Monday, June 13, 2011

Film | Down To Earth

I recently signed up for Netflix and I am very pleased with the selection of classic films they have available. The first one I received was Rita Hayworth's 1947 film Down To Earth. I recently watched a few musical numbers from the film and was excited to be able to watch it. The movie was beautiful to watch and the dancing was superb by all the actors. The costumes and movie sets were beautiful and the glorious Technicolor made it all pop. My only gripe with the film is that I didn't find it showcased Rita's great dancing. After seeing her other films such as You Were Never Lovelier and Cover Girl, I was left wanting more. Even with that said, I loved every second of the movie and will have to keep my eye out for it on DVD.

Directed by Alexander Hall
Produced by Don Hartman
Written by Harry Segall & Edwin Blum
Starring Rita Hayworth, James Gleason, & Marc Platt
Music by George Duning & Heinz Roemheld
Distributed by Columbia Pictures
Release date August 21, 1947

Hayworth stars as the Muse Terpsichore who is annoyed that popular Broadway producer Danny Miller (Parks) is putting on a play which portrays the Muses as man-crazy tarts fighting for the attention of a pair of Air Force pilots who crashed on Mount Parnassus (in mythology, the Muses lived on Mount Helicon). She asks permission from Mr. Jordan to go to Earth and fix the play. Jordan agrees and sends Messenger 7013 (Horton) to keep an eye on her.

Terpsichore uses the name Kitty Pendleton and quickly gets an agent, Max Corkle (Gleason), and a part in the show. As the play is being rehearsed, Kitty takes every chance she gets to tell Danny that his depictions of the Muses are wrong. Danny, who has fallen madly in love with Kitty, is soon persuaded to her point of view and alters the play from a musical farce to a high-minded ballet in the style of Martha Graham.

The revised play debuts on the road and is a complete flop. Danny, who is in debt to gangsters who will kill him if the show isn't a success, has no choice but to go back to his original concept. He and Kitty quarrel over this, and Kitty is ready to leave when Mr. Jordan shows up and explains the whole situation. Despite her argument with Danny, Kitty still loves him and decides to save him even if it means damaging her and her sisters' reputation.

Max Corkle hears Kitty talking to Mr. Jordan and realizes this is the same heavenly messenger he had heard about in Here Comes Mr. Jordan. (Corkle makes a reference to the previous movie and tells Mr. Jordan that his old friend Joe Pendleton, now living his life as K.O. Murdock, is doing just fine - and has a wife and two children.)

Kitty returns to the musical and performs "Swingin' the Muses" the way the producer had intended.
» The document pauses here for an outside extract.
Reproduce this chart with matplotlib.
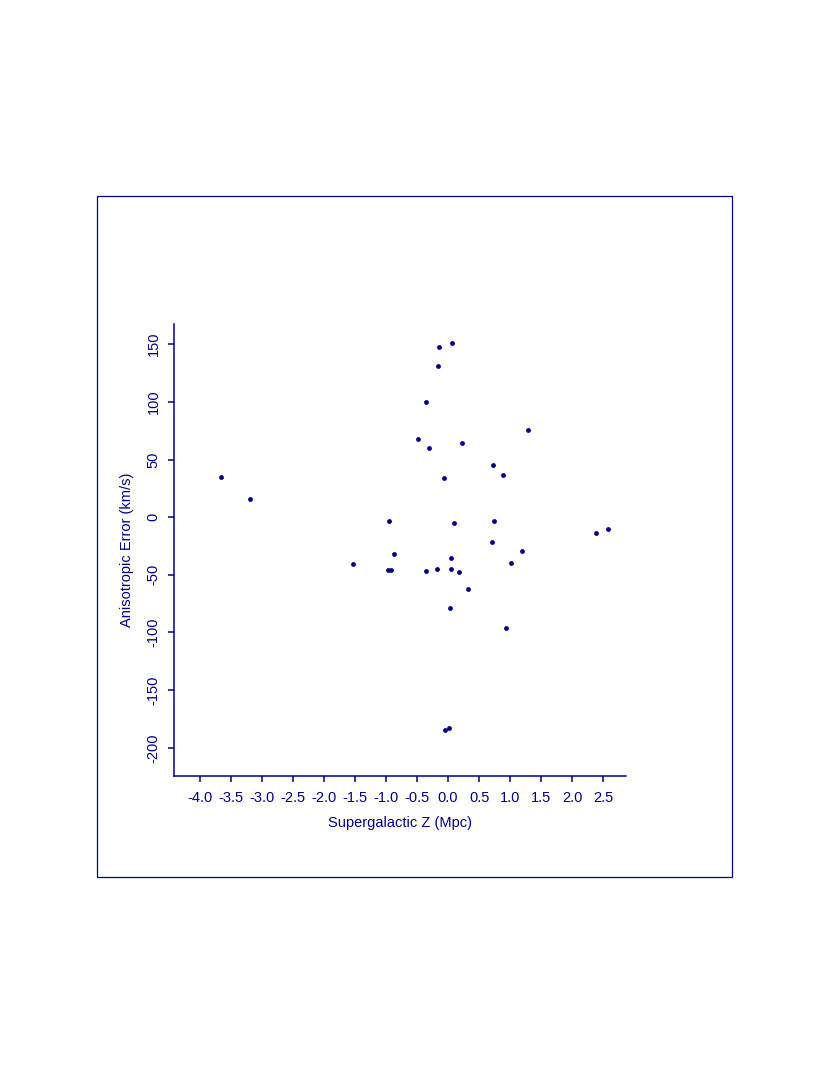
import matplotlib
matplotlib.use("Agg")
import matplotlib.pyplot as plt
from matplotlib.patches import Rectangle

plt.rcParams['font.family'] = ['Liberation Sans', 'DejaVu Sans']
plt.rcParams['axes.unicode_minus'] = False

# supergalactic Z (Mpc) vs anisotropic error (km/s)
sgz = [-3.655, -3.194, -0.145, 0.059, -0.161, -0.354, -0.478, -0.301, 0.231,
       1.294, 0.719, 0.880, -0.070, -0.950, 0.091, 0.735, 0.709, 2.383, 2.571,
       1.197, -0.870, 0.043, -1.524, 1.020, -0.961, -0.923, -0.354, -0.177,
       0.043, 0.172, 0.317, 0.027, 0.929, -0.054, 0.011]
aniso_err = [34.9, 16.1, 147.4, 150.8, 131.2, 99.7, 68.1, 59.7, 64.7,
             75.6, 45.3, 36.6, 34.0, -3.6, -5.3, -3.6, -21.5, -13.7, -10.2,
             -29.0, -31.6, -35.1, -40.9, -40.0, -46.1, -46.1, -47.0, -45.2,
             -45.2, -47.8, -62.3, -78.5, -96.4, -184.9, -183.2]

xticks = [-4.0, -3.5, -3.0, -2.5, -2.0, -1.5, -1.0, -0.5, 0.0, 0.5, 1.0, 1.5, 2.0, 2.5]
yticks = [150, 100, 50, 0, -50, -100, -150, -200]

col = '#000088'
fs = 10.5

fig = plt.figure(figsize=(8.3, 10.75), dpi=100)
W, H = 830, 1075

# outer frame
fig.patches.append(Rectangle((97.3 / W, 1 - 877.3 / H), (732.3 - 97.3) / W, (877.3 - 196) / H,
                             transform=fig.transFigure, fill=False, edgecolor=col, lw=0.9))

ax = fig.add_axes([173.7 / W, 1 - 776 / H, (626 - 173.7) / W, (776 - 324.3) / H])
ax.scatter(sgz, aniso_err, s=12, color=col, linewidths=0)

ax.set_xlim(-4.417, 2.866)
ax.set_ylim(-224.5, 167.3)
ax.set_xticks(xticks)
ax.set_xticklabels(['%.1f' % v for v in xticks])
ax.set_yticks(yticks)
ax.set_yticklabels([str(v) for v in yticks], rotation=90, va='center')

for s in ['top', 'right']:
    ax.spines[s].set_visible(False)
for s in ['left', 'bottom']:
    ax.spines[s].set_color(col)
    ax.spines[s].set_linewidth(1.1)
ax.tick_params(colors=col, labelcolor=col, labelsize=fs, length=4.5, width=1.1)
ax.tick_params(axis='x', pad=6)
ax.tick_params(axis='y', pad=5)

ax.set_xlabel('Supergalactic Z (Mpc)', color=col, fontsize=fs, labelpad=8)
ax.set_ylabel('Anisotropic Error (km/s)', color=col, fontsize=fs, labelpad=9)

fig.savefig('out.png', dpi=100)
When the musical becomes a hit, Terpsichore learns her time on Earth is up and she must return to heaven. After getting Corkle to tell the police about the gangsters, she says she wants to stay with Danny - but she is now invisible to mortals. Mr. Jordan says that she will see Danny again and grants her a vision of their eventual reunion in the afterlife.

This film follows as a sort of sequel to Here Comes Me. Jordan and was remade in 1980 as Xanadu starring Olivia Newton John.